* start Entries shown *

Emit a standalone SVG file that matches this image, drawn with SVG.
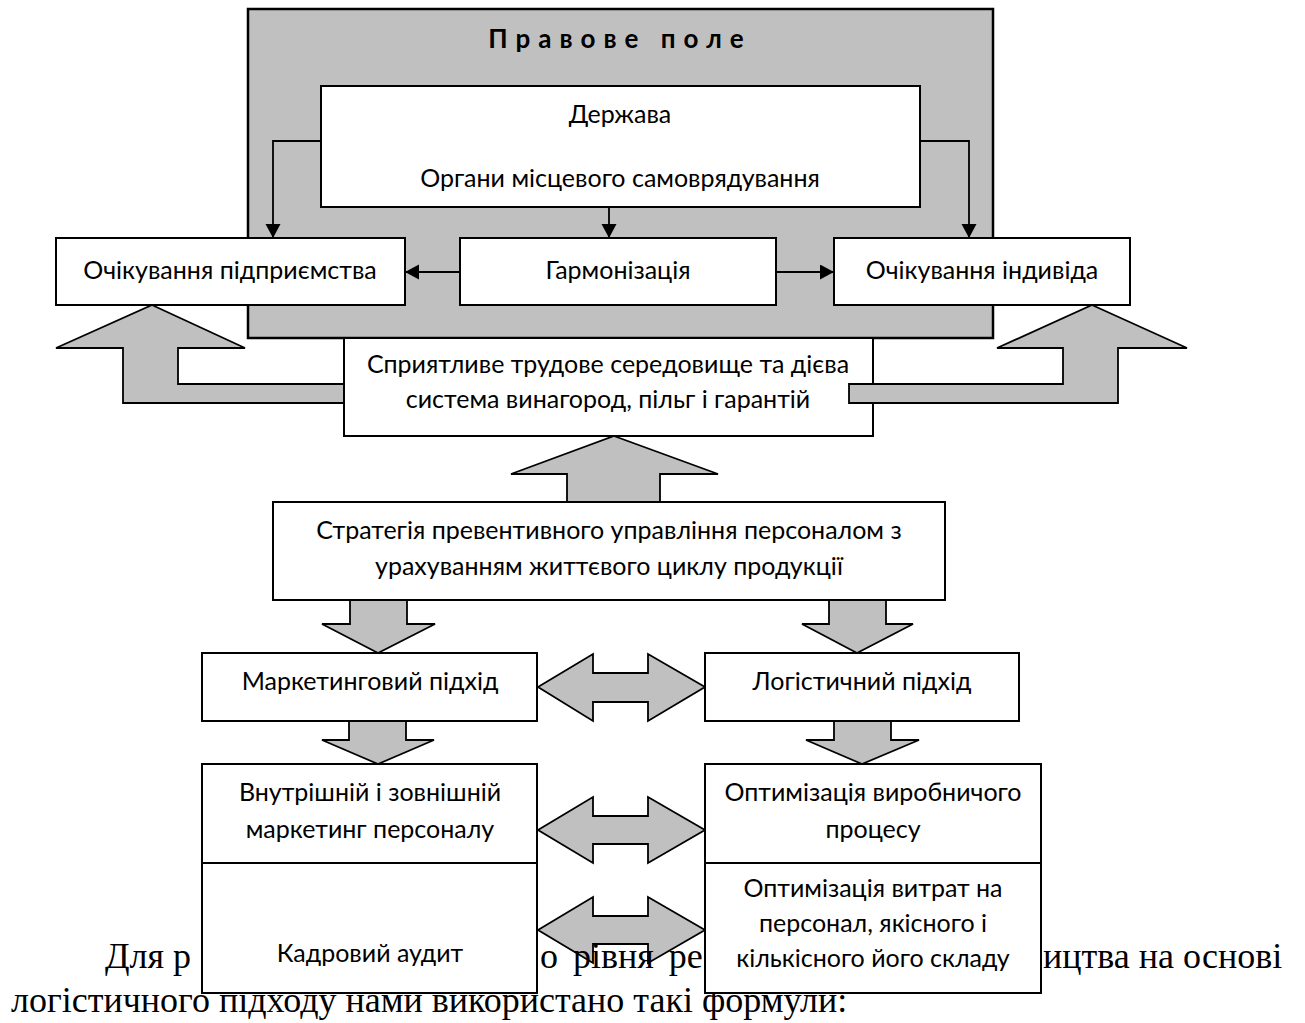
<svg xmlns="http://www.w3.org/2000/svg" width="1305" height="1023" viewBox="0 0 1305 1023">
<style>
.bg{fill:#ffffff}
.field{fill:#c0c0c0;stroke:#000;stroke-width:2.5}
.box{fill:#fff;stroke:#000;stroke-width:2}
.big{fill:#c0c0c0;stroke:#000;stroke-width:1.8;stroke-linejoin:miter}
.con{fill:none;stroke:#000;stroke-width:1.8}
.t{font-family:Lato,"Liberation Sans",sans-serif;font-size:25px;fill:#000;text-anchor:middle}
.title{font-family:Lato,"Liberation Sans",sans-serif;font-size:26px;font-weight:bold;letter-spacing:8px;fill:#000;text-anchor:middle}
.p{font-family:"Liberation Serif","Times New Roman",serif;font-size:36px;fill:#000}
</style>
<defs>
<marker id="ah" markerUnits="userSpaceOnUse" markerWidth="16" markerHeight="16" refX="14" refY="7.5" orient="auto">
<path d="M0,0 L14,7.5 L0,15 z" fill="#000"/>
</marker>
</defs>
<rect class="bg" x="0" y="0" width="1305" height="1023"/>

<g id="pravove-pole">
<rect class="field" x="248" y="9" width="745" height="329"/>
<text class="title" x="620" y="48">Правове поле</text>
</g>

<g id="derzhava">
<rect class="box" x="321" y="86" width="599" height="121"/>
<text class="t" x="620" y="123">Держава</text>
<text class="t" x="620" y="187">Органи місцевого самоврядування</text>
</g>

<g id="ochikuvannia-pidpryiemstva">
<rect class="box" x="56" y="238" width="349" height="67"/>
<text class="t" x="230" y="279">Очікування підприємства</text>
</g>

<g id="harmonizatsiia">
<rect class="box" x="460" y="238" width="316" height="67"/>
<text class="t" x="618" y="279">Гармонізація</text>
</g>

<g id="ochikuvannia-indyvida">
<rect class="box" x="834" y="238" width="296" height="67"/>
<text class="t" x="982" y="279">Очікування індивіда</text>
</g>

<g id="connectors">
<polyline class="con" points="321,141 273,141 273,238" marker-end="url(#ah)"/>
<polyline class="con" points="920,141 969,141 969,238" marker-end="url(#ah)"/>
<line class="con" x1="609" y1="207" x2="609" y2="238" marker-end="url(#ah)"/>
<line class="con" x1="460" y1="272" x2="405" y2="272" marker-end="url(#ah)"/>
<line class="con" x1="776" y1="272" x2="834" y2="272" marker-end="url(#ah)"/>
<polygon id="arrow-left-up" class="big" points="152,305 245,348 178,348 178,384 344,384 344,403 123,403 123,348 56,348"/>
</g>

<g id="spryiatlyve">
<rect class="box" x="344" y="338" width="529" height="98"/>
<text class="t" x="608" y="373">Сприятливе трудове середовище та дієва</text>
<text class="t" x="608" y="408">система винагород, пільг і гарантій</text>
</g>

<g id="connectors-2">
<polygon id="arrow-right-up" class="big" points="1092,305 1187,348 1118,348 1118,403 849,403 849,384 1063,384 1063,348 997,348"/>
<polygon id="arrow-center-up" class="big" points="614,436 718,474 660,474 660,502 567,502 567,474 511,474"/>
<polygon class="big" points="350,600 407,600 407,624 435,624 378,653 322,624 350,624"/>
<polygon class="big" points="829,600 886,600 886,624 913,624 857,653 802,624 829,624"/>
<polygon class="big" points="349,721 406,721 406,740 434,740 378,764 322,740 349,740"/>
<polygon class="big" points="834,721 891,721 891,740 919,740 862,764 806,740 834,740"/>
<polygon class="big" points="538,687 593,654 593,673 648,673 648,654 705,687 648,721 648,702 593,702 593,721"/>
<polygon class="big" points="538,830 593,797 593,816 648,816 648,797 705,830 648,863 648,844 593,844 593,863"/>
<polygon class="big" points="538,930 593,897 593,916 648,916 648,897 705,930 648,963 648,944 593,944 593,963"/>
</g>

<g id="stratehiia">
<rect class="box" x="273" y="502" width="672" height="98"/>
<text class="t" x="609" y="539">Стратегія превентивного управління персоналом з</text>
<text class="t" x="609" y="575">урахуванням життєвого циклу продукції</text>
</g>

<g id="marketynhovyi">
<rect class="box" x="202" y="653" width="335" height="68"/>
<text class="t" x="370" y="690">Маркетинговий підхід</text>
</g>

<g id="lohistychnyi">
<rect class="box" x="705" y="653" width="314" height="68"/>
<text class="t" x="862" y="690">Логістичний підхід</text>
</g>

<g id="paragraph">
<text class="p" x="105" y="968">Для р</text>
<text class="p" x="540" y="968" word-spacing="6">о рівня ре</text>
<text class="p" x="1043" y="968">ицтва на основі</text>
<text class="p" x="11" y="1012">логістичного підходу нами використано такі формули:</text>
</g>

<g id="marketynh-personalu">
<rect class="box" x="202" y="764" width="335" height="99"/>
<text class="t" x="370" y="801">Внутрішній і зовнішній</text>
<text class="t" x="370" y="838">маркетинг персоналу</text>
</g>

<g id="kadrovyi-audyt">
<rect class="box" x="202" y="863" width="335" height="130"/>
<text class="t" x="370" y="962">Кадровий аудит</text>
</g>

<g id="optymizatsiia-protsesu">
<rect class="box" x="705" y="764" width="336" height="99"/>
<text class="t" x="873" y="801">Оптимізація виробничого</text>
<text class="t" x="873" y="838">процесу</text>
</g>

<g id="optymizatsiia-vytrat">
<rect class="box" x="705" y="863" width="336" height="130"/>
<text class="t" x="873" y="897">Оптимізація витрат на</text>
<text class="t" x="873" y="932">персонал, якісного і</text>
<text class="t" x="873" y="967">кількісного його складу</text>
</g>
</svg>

* end Entries shown *
* start Entries shown *

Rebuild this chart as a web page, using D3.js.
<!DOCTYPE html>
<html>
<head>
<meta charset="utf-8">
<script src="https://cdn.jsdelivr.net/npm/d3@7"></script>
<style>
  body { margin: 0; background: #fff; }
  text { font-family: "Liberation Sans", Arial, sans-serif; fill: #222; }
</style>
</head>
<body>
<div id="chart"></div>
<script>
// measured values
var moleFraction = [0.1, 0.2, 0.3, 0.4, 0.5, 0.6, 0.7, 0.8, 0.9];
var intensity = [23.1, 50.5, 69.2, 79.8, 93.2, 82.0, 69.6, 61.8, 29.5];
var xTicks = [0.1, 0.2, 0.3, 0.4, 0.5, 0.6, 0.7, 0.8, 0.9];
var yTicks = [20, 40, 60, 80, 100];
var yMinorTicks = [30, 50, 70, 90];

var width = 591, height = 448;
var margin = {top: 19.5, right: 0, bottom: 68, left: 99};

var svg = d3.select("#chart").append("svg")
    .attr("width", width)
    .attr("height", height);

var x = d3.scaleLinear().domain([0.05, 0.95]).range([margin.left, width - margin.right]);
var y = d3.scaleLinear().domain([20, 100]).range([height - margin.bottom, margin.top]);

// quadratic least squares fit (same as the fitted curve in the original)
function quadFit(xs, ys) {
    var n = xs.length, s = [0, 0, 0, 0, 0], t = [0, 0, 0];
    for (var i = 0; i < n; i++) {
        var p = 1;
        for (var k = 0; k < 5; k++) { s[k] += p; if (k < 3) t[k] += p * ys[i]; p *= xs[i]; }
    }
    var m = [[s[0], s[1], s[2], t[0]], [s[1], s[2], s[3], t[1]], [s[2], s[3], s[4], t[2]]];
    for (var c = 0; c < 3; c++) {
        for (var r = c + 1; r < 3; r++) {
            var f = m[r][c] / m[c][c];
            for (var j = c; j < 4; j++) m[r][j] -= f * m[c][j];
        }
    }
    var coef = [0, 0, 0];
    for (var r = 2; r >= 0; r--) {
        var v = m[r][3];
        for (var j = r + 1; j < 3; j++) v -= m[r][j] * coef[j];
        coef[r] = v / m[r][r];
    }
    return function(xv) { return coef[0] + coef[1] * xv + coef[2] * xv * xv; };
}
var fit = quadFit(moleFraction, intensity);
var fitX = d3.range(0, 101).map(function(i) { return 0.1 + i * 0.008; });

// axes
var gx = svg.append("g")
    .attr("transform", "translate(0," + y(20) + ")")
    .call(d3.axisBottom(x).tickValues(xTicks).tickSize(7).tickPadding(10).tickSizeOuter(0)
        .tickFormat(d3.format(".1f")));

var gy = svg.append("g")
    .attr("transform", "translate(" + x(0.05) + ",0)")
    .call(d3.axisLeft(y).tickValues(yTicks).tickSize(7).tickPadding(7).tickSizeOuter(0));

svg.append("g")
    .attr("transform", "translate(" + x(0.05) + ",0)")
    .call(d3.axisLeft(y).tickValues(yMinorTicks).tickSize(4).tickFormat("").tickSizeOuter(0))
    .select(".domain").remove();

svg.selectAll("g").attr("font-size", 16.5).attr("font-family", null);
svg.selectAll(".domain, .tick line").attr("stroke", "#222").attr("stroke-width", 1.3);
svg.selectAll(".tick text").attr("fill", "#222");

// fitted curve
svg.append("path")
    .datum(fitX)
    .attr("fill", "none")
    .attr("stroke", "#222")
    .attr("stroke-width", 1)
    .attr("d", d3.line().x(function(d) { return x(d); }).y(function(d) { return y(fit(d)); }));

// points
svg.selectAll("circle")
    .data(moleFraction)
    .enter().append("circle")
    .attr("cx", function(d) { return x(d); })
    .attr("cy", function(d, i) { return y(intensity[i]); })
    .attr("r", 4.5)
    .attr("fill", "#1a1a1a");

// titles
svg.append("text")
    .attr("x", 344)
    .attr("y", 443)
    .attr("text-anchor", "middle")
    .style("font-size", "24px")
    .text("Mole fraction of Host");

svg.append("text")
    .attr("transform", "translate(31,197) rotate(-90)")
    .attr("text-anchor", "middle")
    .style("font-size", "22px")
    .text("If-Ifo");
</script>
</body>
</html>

* end Entries shown *
* start Entries shown *

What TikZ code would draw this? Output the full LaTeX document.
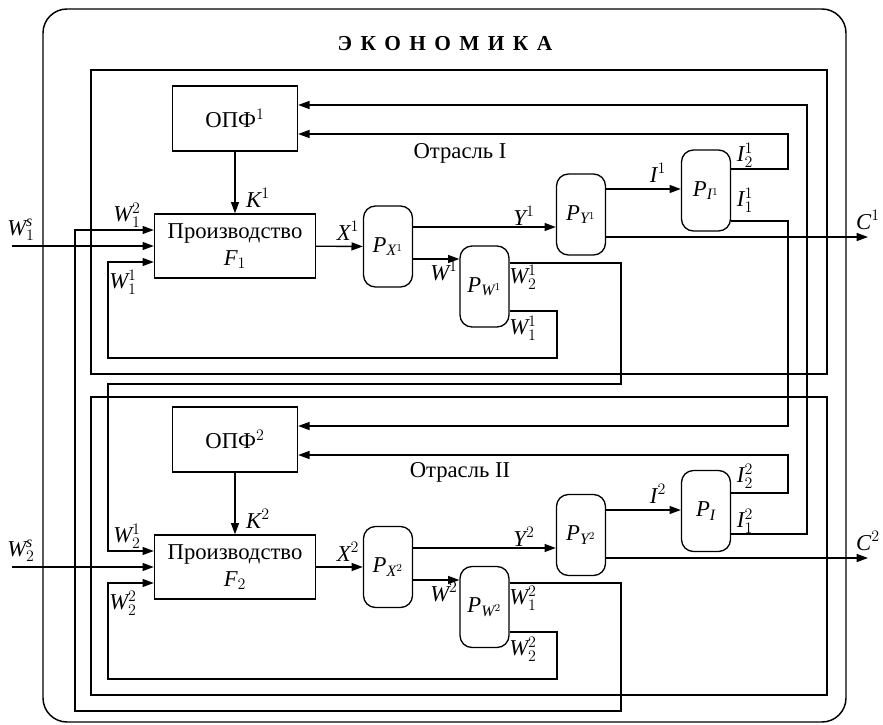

* end Entries shown *

- Short problem -
Look through the entries above and quote exactly the lines from the line with "Rebuild this chart" to the line with "var y = d3.scaleLinear().domain([20, 100]).range([height", counting both of those lines.

- Reply -
Rebuild this chart as a web page, using D3.js.
<!DOCTYPE html>
<html>
<head>
<meta charset="utf-8">
<script src="https://cdn.jsdelivr.net/npm/d3@7"></script>
<style>
  body { margin: 0; background: #fff; }
  text { font-family: "Liberation Sans", Arial, sans-serif; fill: #222; }
</style>
</head>
<body>
<div id="chart"></div>
<script>
// measured values
var moleFraction = [0.1, 0.2, 0.3, 0.4, 0.5, 0.6, 0.7, 0.8, 0.9];
var intensity = [23.1, 50.5, 69.2, 79.8, 93.2, 82.0, 69.6, 61.8, 29.5];
var xTicks = [0.1, 0.2, 0.3, 0.4, 0.5, 0.6, 0.7, 0.8, 0.9];
var yTicks = [20, 40, 60, 80, 100];
var yMinorTicks = [30, 50, 70, 90];

var width = 591, height = 448;
var margin = {top: 19.5, right: 0, bottom: 68, left: 99};

var svg = d3.select("#chart").append("svg")
    .attr("width", width)
    .attr("height", height);

var x = d3.scaleLinear().domain([0.05, 0.95]).range([margin.left, width - margin.right]);
var y = d3.scaleLinear().domain([20, 100]).range([height - margin.bottom, margin.top]);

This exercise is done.